Nan Nelson, Envision Board member and Economic Transformation Signals Team
Envision’s Economic Transformation Signals Team has been looking for signals related to the future of our local economy. Among the issues on our domain map are:
- the changing demographics of the workforce and organization leaders
- technological developments affecting our main economic sectors
- the local entrepreneurship and innovation ecosystem
- changing work/life patterns
We’re finding a great many signals of big change on the far horizon! In fact, so many that the team has decided to narrow our search focus for the time being to technological developments, while still keeping an eye on other areas of interest.
One such “other” intriguing signal recently surfaced in the area of workforce diversity and skill sets needed in the future: a new book by the famous animal-handling expert Temple Grandin called Visual Thinking: The Hidden Gifts of People Who Think in Pictures, Patterns and Abstractions.
Grandin, herself a visual (and autistic) thinker, makes the case for widening the neurodiversity of all work teams by recognizing the value of visual thinkers. Science writer Steve Silberman calls the book “a powerful and provocative testament to the diverse coalition of minds we’ll need to face the mounting challenges of the twenty-first century.”
Many large firms are beginning to recruit autistic individuals for their ability to concentrate and master detailed work such as computer coding. Other organizations have long valued those who can think in patterns of abstraction described by mathematics.
But Grandin contends that our increasingly verbal education system sidelines not only these thinkers, but also screens out “object visualizers” like herself. Young visual thinkers like drawing, building with toys like Legos, and are “good with their hands.” But today, hands-on learning has been scrubbed from the school curriculum—no more shop, home ec, art, theater, welding, auto mechanics, etc. Grandin, herself a PhD professor of animal science, said she was screened out of college initially by an inability to master algebra and calculus, something typical of visual thinkers. As a result, America, she contends, is losing technical skills essential to the future of manufacturing, construction, design and engineering.

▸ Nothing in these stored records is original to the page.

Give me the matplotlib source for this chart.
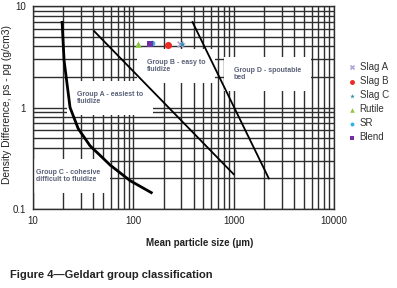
import matplotlib
matplotlib.use("Agg")
import matplotlib.pyplot as plt
from matplotlib.ticker import LogLocator, NullFormatter

plt.rcParams['font.family'] = ['Liberation Sans', 'DejaVu Sans']

# boundary curves (size in um, density difference in g/cm3)
c_size = [19.5, 20.4, 23.4, 28.2, 37, 59, 93, 151]
c_dens = [6.9, 2.92, 1.0, 0.62, 0.42, 0.27, 0.19, 0.145]
ab_size = [40.7, 1000]
ab_dens = [5.65, 0.22]
bd_size = [389, 2240]
bd_dens = [6.94, 0.20]

# material points
names = ['Slag A', 'Slag B', 'Slag C', 'Rutile', 'SR', 'Blend']
sizes = [295, 224, 309, 112, 155, 145]
dens = [4.2, 4.15, 4.25, 4.2, 4.35, 4.2]
markers = ['x', 'o', '*', '^', 'o', 's']
colors = ['#b4a6d8', '#ee2a24', '#2f8ca8', '#8dc63f', '#2fb0e8', '#7030a0']
msizes = [18, 26, 24, 22, 16, 20]

fig = plt.figure(figsize=(3.97, 2.88), dpi=100)
ax = fig.add_axes([33/397, 1-209/288, 301/397, 203/288])
ax.set_xscale('log')
ax.set_yscale('log')
ax.set_xlim(10, 10000)
ax.set_ylim(0.1, 10)

gc = '#2e2e2e'
ax.xaxis.set_minor_locator(LogLocator(base=10, subs=range(2, 10)))
ax.yaxis.set_minor_locator(LogLocator(base=10, subs=range(2, 10)))
ax.xaxis.set_minor_formatter(NullFormatter())
ax.yaxis.set_minor_formatter(NullFormatter())
ax.set_xticks([10, 100, 1000, 10000])
ax.set_xticklabels(['10', '100', '1000', '10000'])
ax.set_yticks([0.1, 1, 10])
ax.set_yticklabels(['0.1', '1', '10'])
ax.grid(True, which='both', color=gc, linewidth=1.0)
ax.set_axisbelow(True)
ax.tick_params(which='both', length=0, labelsize=7, colors='#222222', pad=5)
for s in ax.spines.values():
    s.set_color(gc)
    s.set_linewidth(1.0)

ax.plot(c_size, c_dens, color='black', linewidth=2.0, zorder=3)
ax.plot(ab_size, ab_dens, color='black', linewidth=1.3, zorder=3)
ax.plot(bd_size, bd_dens, color='black', linewidth=1.3, zorder=3)

for n, s, d, m, c, ms in zip(names, sizes, dens, markers, colors, msizes):
    ax.scatter([s], [d], marker=m, color=c, s=ms, label=n, zorder=4,
               linewidths=1.2 if m == 'x' else 0)


def px(x, y):
    return (x - 33) / 301, (209 - y) / 203


tc = '#5a6078'
box = dict(facecolor='white', edgecolor='none', pad=7)
labels = [('Group A - easiest to\nfluidize', 77, 91),
          ('Group B - easy to\nfluidize', 147, 59),
          ('Group C - cohesive\ndifficult to fluidize', 36, 169),
          ('Group D - spoutable\nbed', 234, 67)]
for txt, x, y in labels:
    ax.text(*px(x, y), txt, transform=ax.transAxes, fontsize=5, color=tc,
            ha='left', va='top', bbox=box, zorder=2.5, linespacing=1.0,
            fontweight='bold')

ax.set_xlabel('Mean particle size (\u00b5m)', fontsize=7, fontweight='bold',
              color='#222222')
ax.xaxis.set_label_coords((200 - 33) / 301, (209 - 238) / 203)
ax.set_ylabel('Density Difference, ps - pg (g/cm3)', fontsize=7.4,
              color='#222222')
ax.yaxis.set_label_coords((12 - 33) / 301, (209 - 105) / 203)

ax.legend(loc='upper left', bbox_to_anchor=(347/397, 1-62/288),
          bbox_transform=fig.transFigure, frameon=False, fontsize=7,
          handletextpad=0.3, labelspacing=0.42, handlelength=1.0,
          borderaxespad=0, borderpad=0, markerscale=0.7, labelcolor='#333333')

fig.text(10/397, 1-275/288, 'Figure 4\u2014Geldart group classification',
         fontsize=8, fontweight='bold', color='#222222', ha='left', va='center')

fig.savefig('out.png', dpi=100)
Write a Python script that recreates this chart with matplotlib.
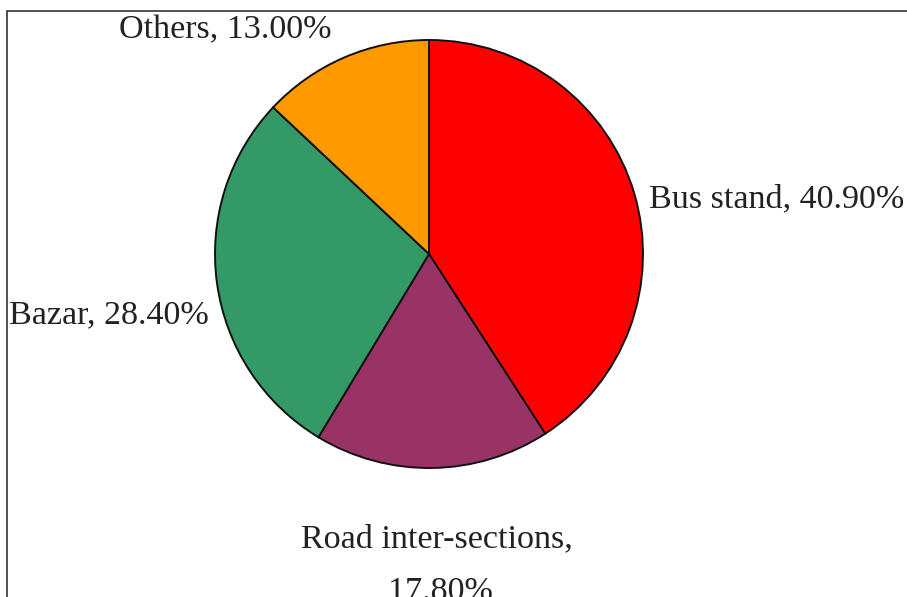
import matplotlib.pyplot as plt
from matplotlib.patches import Rectangle

# ===== data =====
places = ["Bus stand", "Road inter-sections", "Bazar", "Others"]
shares = [40.90, 17.80, 28.40, 13.00]
colors = ["#FF0000", "#993366", "#339966", "#FF9900"]

W, H = 907, 597


def main():
    fig = plt.figure(figsize=(W / 100, H / 100), dpi=100)
    ax = fig.add_axes([0, 0, 1, 1])

    # pie centre / radius measured in pixels (y from top)
    cx, cy, r = 429, 254, 214
    ax.pie(shares, colors=colors, startangle=90, counterclock=False,
           center=(cx, H - cy), radius=r, frame=True,
           wedgeprops=dict(edgecolor="#111111", linewidth=1.4))
    ax.set_xlim(0, W)
    ax.set_ylim(0, H)
    ax.set_aspect("equal")
    ax.axis("off")

    labels = [f"{p}, {v:.2f}%" for p, v in zip(places, shares)]

    font = dict(family="Liberation Serif", fontsize=24.6, color="#222222")
    # Bus stand
    ax.text(649, H - 207, labels[0], ha="left", va="baseline", **font)
    # Road inter-sections (wrapped over two lines)
    ax.text(437, H - 547, places[1] + ",", ha="center", va="baseline", **font)
    ax.text(440, H - 600, f"{shares[1]:.2f}%", ha="center", va="baseline", **font)
    # Bazar
    ax.text(9, H - 323, labels[2], ha="left", va="baseline", **font)
    # Others
    ax.text(225, H - 38, labels[3], ha="center", va="baseline", **font)

    # thin frame around the picture (left and top edges visible)
    ax.add_patch(Rectangle((7, -10), W + 20, H - 11 + 10, fill=False,
                           edgecolor="#333333", linewidth=1.2, clip_on=False))

    fig.savefig("out.png", dpi=100, facecolor="white")


if __name__ == "__main__":
    main()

Grandin’s book goes on to detail studies that show how diverse thinkers advantage teams and how real-world disasters like Fukushima and the Boeing 747 MAX result from the absence of visual thinkers on work teams.
How can you tell if you’re a visual thinker? She suggests an interesting shortcut to determining where you fall on the visual-verbal spectrum: You buy a piece of furniture and are ready to put it together. Do you read the instructions or follow the pictures?
Shouldn’t your organization’s employee recruitment program include a neurodiversity element?